Let me stop here for a moment and explain what happens when I get the shock that my kids are not the delightful little angels I expected them to be.  My mind races.  I ask myself what am I suppose to do in this situation, especially in public with other parents watching me.  And basically, I throw everything, but the kitchen sink at my kids.  NO TV! NO PLAYDATES! NO DINNER! NO HAPPINESS…EVER! Which in hindsight always seems a bit much.  I am just at a loss as to what to do.  Today was no different and especially hard.
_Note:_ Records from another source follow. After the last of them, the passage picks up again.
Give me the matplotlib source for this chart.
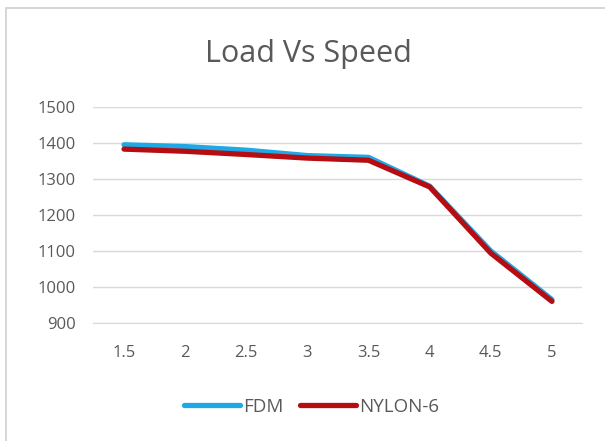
import matplotlib.pyplot as plt
from matplotlib.patches import Rectangle

speed = ["1.5", "2", "2.5", "3", "3.5", "4", "4.5", "5"]
fdm = [1395, 1390, 1380, 1365, 1360, 1280, 1100, 965]
nylon = [1383, 1377, 1368, 1358, 1352, 1278, 1094, 960]

plt.rcParams['font.family'] = ['Open Sans', 'DejaVu Sans']

fig = plt.figure(figsize=(6.05, 4.41), dpi=100)
ax = fig.add_axes([0.1545, 0.2676, 0.8083, 0.4898])

# chart border
fig.patches.append(Rectangle((6/605, -0.01), 1.0, 1 - 8/441 + 0.01, transform=fig.transFigure,
                             fill=False, edgecolor='#d0d0d0', linewidth=1.2))

x = range(len(speed))
ax.plot(x, fdm, color='#1ea8e6', linewidth=3.8, label='FDM', solid_capstyle='round')
ax.plot(x, nylon, color='#b50d12', linewidth=3.8, label='NYLON-6', solid_capstyle='round')

ax.set_xlim(-0.5, len(speed) - 0.5)
ax.set_ylim(900, 1500)
ax.set_yticks(range(900, 1501, 100))
ax.set_xticks(list(x))
ax.set_xticklabels(speed)
ax.grid(axis='y', color='#d9d9d9', linewidth=1)
ax.set_axisbelow(True)
for s in ['top', 'right', 'left']:
    ax.spines[s].set_visible(False)
ax.spines['bottom'].set_color('#d9d9d9')
ax.tick_params(axis='both', length=0, labelsize=12, labelcolor='#595959')
ax.tick_params(axis='x', pad=16)
ax.tick_params(axis='y', pad=13)

fig.text(0.51, 0.877, 'Load Vs Speed', ha='center', va='center', fontsize=22, color='#595959')

fig.legend(loc='center', bbox_to_anchor=(0.515, 0.077), ncol=2, frameon=False,
           fontsize=13.5, labelcolor='#595959', handlelength=3.0, columnspacing=0.9,
           handletextpad=0.15)

fig.savefig('out.png', dpi=100, facecolor='white')
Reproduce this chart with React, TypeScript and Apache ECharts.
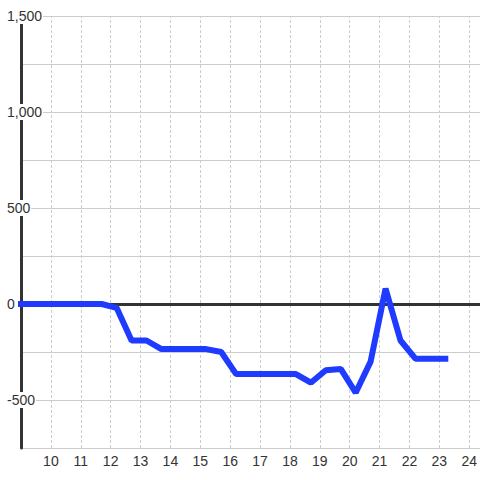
import React, { useEffect, useRef } from "react";
import * as echarts from "echarts";

const times = [8.7, 9.2, 9.7, 10.2, 10.7, 11.2, 11.7, 12.2, 12.7, 13.2, 13.7, 14.2, 14.7, 15.2, 15.7, 16.2, 16.7, 17.2, 17.7, 18.2, 18.7, 19.2, 19.7, 20.2, 20.7, 21.2, 21.7, 22.2, 22.7, 23.2];
const values = [0, 0, 0, 0, 0, 0, 0, -20, -190, -190, -235, -235, -235, -235, -250, -365, -365, -365, -365, -365, -410, -345, -338, -462, -300, 80, -190, -285, -285, -285];
const xGridHours = [10, 11, 12, 13, 14, 15, 16, 17, 18, 19, 20, 21, 22, 23, 24];

const xMin = 9;
const xMax = 24;
const yMin = -750;
const yMax = 1500;
const yStep = 250;
const yLabelStep = 500;

const FONT = "'Liberation Sans', Arial, sans-serif";

export default function App() {
  const ref = useRef<HTMLDivElement>(null);
  useEffect(() => {
    if (!ref.current) return;
    const chart = echarts.init(ref.current, undefined, { renderer: "svg" });
    const data = times.map((t, i) => [t, values[i]]);
    const vLines = xGridHours.map((h) => ({
      xAxis: h,
      lineStyle: { color: "#cccccc", width: 1, type: [3, 2] },
    }));
    chart.setOption({
      animation: false,
      backgroundColor: "#ffffff",
      textStyle: { fontFamily: FONT },
      grid: [
        { left: 21, right: 9, top: 16, bottom: 32, containLabel: false },
        { left: 21, right: 0, top: 16, bottom: 32, containLabel: false },
      ],
      xAxis: [
        {
          type: "value",
          gridIndex: 0,
          min: xMin,
          max: xMax,
          interval: 1,
          axisLine: { show: false },
          axisTick: { show: false },
          axisLabel: {
            color: "#333",
            fontSize: 14,
            fontFamily: FONT,
            margin: 6,
            showMinLabel: false,
            hideOverlap: false,
            formatter: (v: number) => (Number.isInteger(v) && v > xMin ? String(v) : ""),
          },
          splitLine: { show: false },
          minorSplitLine: { show: false },
        },
        {
          type: "value",
          gridIndex: 1,
          min: 0,
          max: 1,
          show: false,
        },
      ],
      yAxis: [
        {
          type: "value",
          gridIndex: 0,
          min: yMin,
          max: yMax,
          interval: yStep,
          axisLine: { show: true, onZero: false, lineStyle: { color: "#333", width: 3 } },
          axisTick: { show: false },
          axisLabel: {
            color: "#333",
            fontSize: 14,
            fontFamily: FONT,
            align: "left",
            margin: 15,
            backgroundColor: "#ffffff",
            padding: [1, 1, 1, 1],
            formatter: (v: number) => (v % yLabelStep === 0 ? v.toLocaleString("en-US") : ""),
          },
          splitLine: { show: false },
        },
        {
          type: "value",
          gridIndex: 1,
          min: yMin,
          max: yMax,
          interval: yStep,
          axisLine: { show: false },
          axisTick: { show: false },
          axisLabel: { show: false },
          splitLine: { show: true, lineStyle: { color: "#cccccc", width: 1 } },
        },
      ],
      series: [
        {
          type: "line",
          xAxisIndex: 0,
          yAxisIndex: 0,
          data,
          showSymbol: false,
          symbol: "none",
          z: 3,
          lineStyle: { color: "#1f3bff", width: 6, cap: "square" },
          markLine: {
            silent: true,
            z: 1,
            symbol: ["none", "none"],
            label: { show: false },
            emphasis: { disabled: true },
            lineStyle: { color: "#333", width: 3, type: "solid" },
            data: [
              ...vLines,
              [{ xAxis: xMin, yAxis: 0 }, { x: 480, yAxis: 0 }],
            ],
          },
        },
      ],
    });
    return () => chart.dispose();
  }, []);
  return <div ref={ref} style={{ position: "absolute", left: 0, top: 0, width: 480, height: 480 }} />;
}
At each practice the coach hands out the team’s mascot, a stuffed Jaguar dressed in the team’s uniform, to the member who has improved the most.  That member gets to hold on to the mascot all week.  Amber had been looking forward to the day that she got to bring home the mascot.  And today was that day.  As I sat by the stage expecting him to throw the mascot to anyone, but Amber, I was so happy to see that she had gotten it.  It was exciting and thrilling, because along with that little stuffed jaguar was the mention that Amber had improved as a flyer (The girl they throw in the air.  The plight of the smallest on the squad).  This must have meant that she was getting confident at being flung into the air.  So when she approached me and told me she got homework remediation, I knew what had to be done.  I told her that she couldn’t bring the mascot home and would have to turn it over to the moderator.  *sigh*  This parenting gig is hard, yo!  I really didn’t want to do it, but as I searched my brain I just knew it was not fair for her to get the mascot when she would be missing 2 practices next week thus making the whole squad suffer.  So she cried as she handed over the mascot.  The most heartbreaking is that it will be a long time before she will come up with another chance to take the mascot home, because we have to count this week as the week she was chosen.  Dem the breaks.
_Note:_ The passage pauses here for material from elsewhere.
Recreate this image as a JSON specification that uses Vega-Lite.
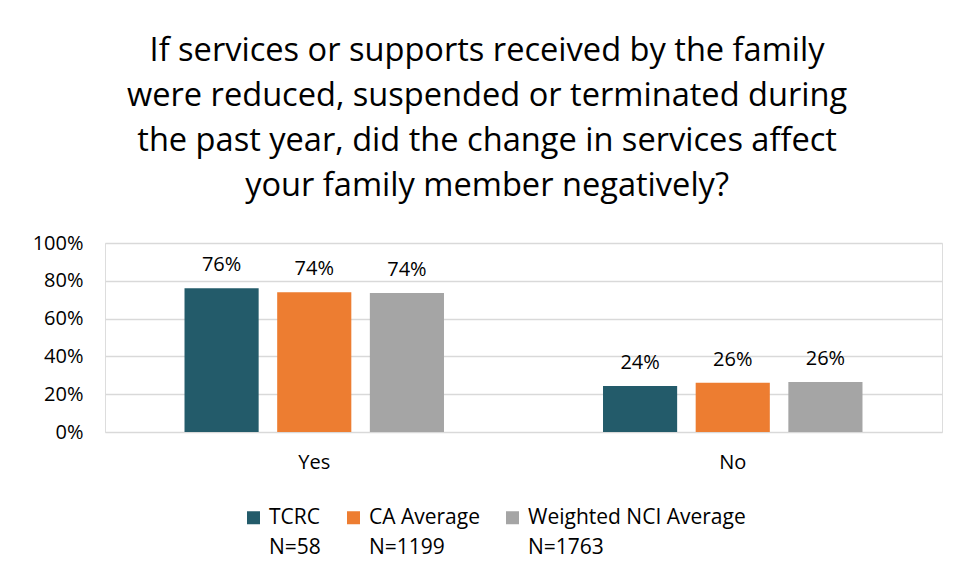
{
  "$schema": "https://vega.github.io/schema/vega-lite/v6.json",
  "width": 837,
  "height": 189,
  "autosize": {"type": "none"},
  "padding": {"left": 105, "top": 243, "right": 36, "bottom": 148},
  "background": "white",
  "config": {
    "style": {"guide-label": {"lineHeight": 30}}
  },
  "title": {
    "text": ["If services or supports received by the family", "were reduced, suspended or terminated during", "the past year, did the change in services affect", "your family member negatively?"],
    "font": "Open Sans",
    "fontSize": 32.6,
    "fontWeight": "normal",
    "color": "#000000",
    "lineHeight": 45,
    "anchor": "middle",
    "frame": "bounds",
    "offset": 30
  },
  "data": {
    "values": [
      {"answer": "Yes", "group": "TCRC|N=58", "value": 0.76, "label": "76%"},
      {"answer": "Yes", "group": "CA Average|N=1199", "value": 0.74, "label": "74%"},
      {"answer": "Yes", "group": "Weighted NCI Average|N=1763", "value": 0.735, "label": "74%"},
      {"answer": "No", "group": "TCRC|N=58", "value": 0.243, "label": "24%"},
      {"answer": "No", "group": "CA Average|N=1199", "value": 0.261, "label": "26%"},
      {"answer": "No", "group": "Weighted NCI Average|N=1763", "value": 0.265, "label": "26%"}
    ]
  },
  "encoding": {
    "x": {
      "field": "answer",
      "type": "nominal",
      "sort": ["Yes", "No"],
      "scale": {"paddingInner": 0.38, "paddingOuter": 0.19},
      "axis": {
        "title": null,
        "labelAngle": 0,
        "labelFont": "Open Sans",
        "labelFontSize": 20,
        "labelColor": "#000000",
        "labelPadding": 20,
        "ticks": false,
        "domain": false
      }
    },
    "xOffset": {
      "field": "group",
      "type": "nominal",
      "sort": ["TCRC|N=58", "CA Average|N=1199", "Weighted NCI Average|N=1763"],
      "scale": {"paddingInner": 0.2, "paddingOuter": 0}
    },
    "y": {
      "field": "value",
      "type": "quantitative",
      "scale": {"domain": [0, 1]},
      "axis": {
        "title": null,
        "format": ".0%",
        "values": [0, 0.2, 0.4, 0.6, 0.8, 1],
        "labelFont": "Open Sans",
        "labelFontSize": 20,
        "labelColor": "#000000",
        "labelPadding": 22,
        "ticks": false,
        "domain": false,
        "grid": true,
        "gridColor": "#d9d9d9",
        "gridWidth": 1.5
      }
    }
  },
  "layer": [
    {
      "mark": {"type": "bar"},
      "encoding": {
        "color": {
          "field": "group",
          "type": "nominal",
          "sort": ["TCRC|N=58", "CA Average|N=1199", "Weighted NCI Average|N=1763"],
          "scale": {"range": ["#235B6A", "#ED7D31", "#A5A5A5"]},
          "legend": {
            "title": null,
            "orient": "none",
            "legendX": 138,
            "legendY": 264,
            "padding": 0,
            "direction": "horizontal",
            "labelExpr": "split(datum.label, '|')",
            "labelFont": "Open Sans",
            "labelFontSize": 21,
            "labelColor": "#000000",
            "labelBaseline": "middle",
            "labelOffset": 5,
            "labelLimit": 400,
            "symbolType": "square",
            "symbolSize": 169,
            "symbolStrokeWidth": 0,
            "columnPadding": 22
          }
        }
      }
    },
    {
      "mark": {"type": "text", "dy": -13, "font": "Open Sans", "fontSize": 20, "color": "#000000", "baseline": "bottom"},
      "encoding": {
        "text": {"field": "label"}
      }
    }
  ]
}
On the way home, I second guessed myself and knew that there would be someone somewhere that would tell me I was completely wrong, but I knew it had to be done.  When disciplining Amber she needs a jolt.  She needs something that signals to her that this is serious and makes her remember.  Considering I can ask her to bring down her clothes only to find her going through her closet to find a jacket and has completely forgotten about bringing down the laundry, I need to make a big impact. There are other punishments that have gone along with this incident, but I think not being able to bring home the mascot is one she will definitely remember.  Each week she talked about getting to bring home the mascot one week.  Frankly, I never knew handing out punishments would be tough on me.  It is just hard to see her disappointed.  However, I know in the long run she will learn from it.
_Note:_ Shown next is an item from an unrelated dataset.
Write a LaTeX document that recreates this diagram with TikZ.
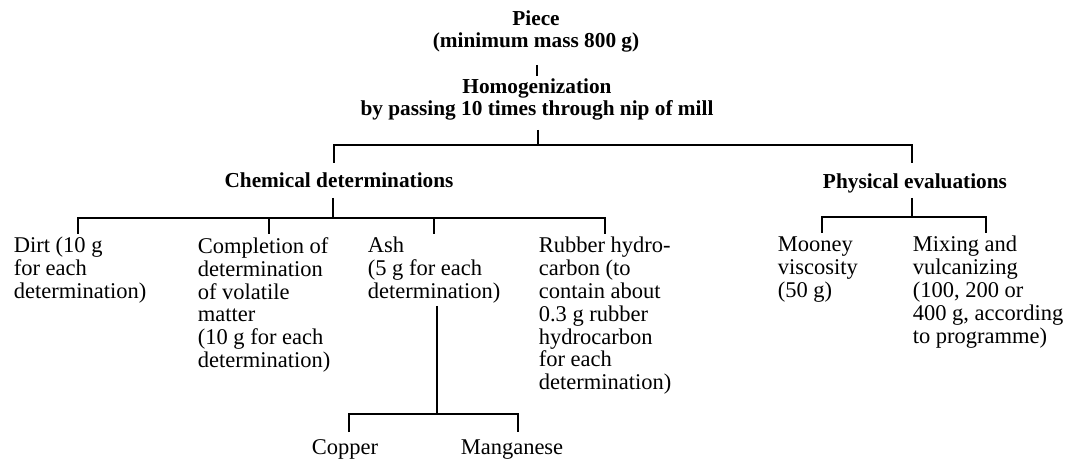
\documentclass[tikz,border=0pt]{standalone}
\usepackage{fontspec}
\setmainfont{Liberation Serif}
\begin{document}
\begin{tikzpicture}[x=1pt,y=-1pt,
  line width=1.7pt,
  conn/.style={draw=black,line cap=butt,line join=miter},
  txt/.style={inner sep=0pt,align=left,anchor=base west,font=\fontsize{22.5}{23}\selectfont},
  ctxt/.style={inner sep=0pt,align=center,anchor=base,font=\fontsize{22.5}{23}\selectfont},
  hd/.style={inner sep=0pt,align=center,anchor=base,font=\fontsize{21.3}{22}\selectfont\bfseries}]
\useasboundingbox[fill=white] (0,0) rectangle (1077,462);

% headings (anchor = baseline of last line)
\node[hd] (piece) at (536,48) {Piece\\(minimum mass 800 g)};
\node[hd] (homog) at (537,116) {Homogenization\\by passing 10 times through nip of mill};
\node[hd] (chem) at (339,188) {Chemical determinations};
\node[hd] (phys) at (915,189) {Physical evaluations};

% leaves (anchor = baseline of last line)
\node[txt] (dirt) at (13,299) {Dirt (10 g\\for each\\determination)};
\node[txt] (compl) at (197,368) {Completion of\\determination\\of volatile\\matter\\(10 g for each\\determination)};
\node[txt] (ash) at (367,299) {Ash\\(5 g for each\\determination)};
\node[txt] (rubber) at (538,390) {Rubber hydro-\\carbon (to\\contain about\\0.3 g rubber\\hydrocarbon\\for each\\determination)};
\node[txt] (mooney) at (777,298) {Mooney\\viscosity\\(50 g)};
\node[txt] (mixing) at (912,344) {Mixing and\\vulcanizing\\(100, 200 or\\400 g, according\\to programme)};
\node[ctxt] (copper) at (345,454) {Copper};
\node[ctxt] (mangan) at (512,454) {Manganese};

% connector points
\coordinate (piece-out) at (537,65);
\coordinate (homog-in) at (537,76);
\coordinate (homog-out) at (538,130);
\coordinate (j1) at (538,145);
\coordinate (chem-in) at (334,163);
\coordinate (phys-in) at (912,163);
\coordinate (chem-out) at (333,198);
\coordinate (j2) at (333,218);
\coordinate (dirt-in) at (78,234);
\coordinate (compl-in) at (269,234);
\coordinate (ash-in) at (434,234);
\coordinate (rubber-in) at (605,234);
\coordinate (phys-out) at (912,198);
\coordinate (j3) at (912,217);
\coordinate (mooney-in) at (822,233);
\coordinate (mixing-in) at (986,233);
\coordinate (ash-out) at (437,306);
\coordinate (j4) at (437,414);
\coordinate (copper-in) at (349,432);
\coordinate (mangan-in) at (518,432);

% connectors
\draw[conn] (piece-out) -- (homog-in);
\draw[conn] (homog-out) -- (j1);
\draw[conn] (chem-in) |- (j1) -| (phys-in);
\draw[conn] (chem-out) -- (j2);
\draw[conn] (dirt-in) |- (j2) -| (rubber-in);
\draw[conn] (compl-in) -- (compl-in |- j2);
\draw[conn] (ash-in) -- (ash-in |- j2);
\draw[conn] (phys-out) -- (j3);
\draw[conn] (mooney-in) |- (j3) -| (mixing-in);
\draw[conn] (ash-out) -- (j4);
\draw[conn] (copper-in) |- (j4) -| (mangan-in);
\end{tikzpicture}
\end{document}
Of course, I have learned from this as well.  I have learned that I must be on top of Amber.  I must read every assignment, sign papers that maybe don’t necessarily need signing (2 of her missed homework assignments were because I didn’t sign certain papers, even though I know I signed them but can’t prove it, now), go over her assignment book several times and require her to bring home every book so she can’t say that she forgot.  I have, also, learned that I can’t let my guard down.  I thought Amber had this homework thing down.  Apparently, just as much as 4th grade homework sucks for her, it sucks for me, too.  Nights at the Old Homestead are going to be more chaotic than before and I don’t know if my sanity can take it.  This means pushing bedtime to 8pm, which means mornings are going to be a beast.  And once again, I am smacked in the face with the realization that once you get over one parenting hurdle there is another one waiting for you just around the corner to trip, point and laugh at you while you struggle to regain your footing.  And to think I get to do this 2 more times.  I will either collapse from exhaustion or cross the finish line a champion.  I am merely praying to make it out alive.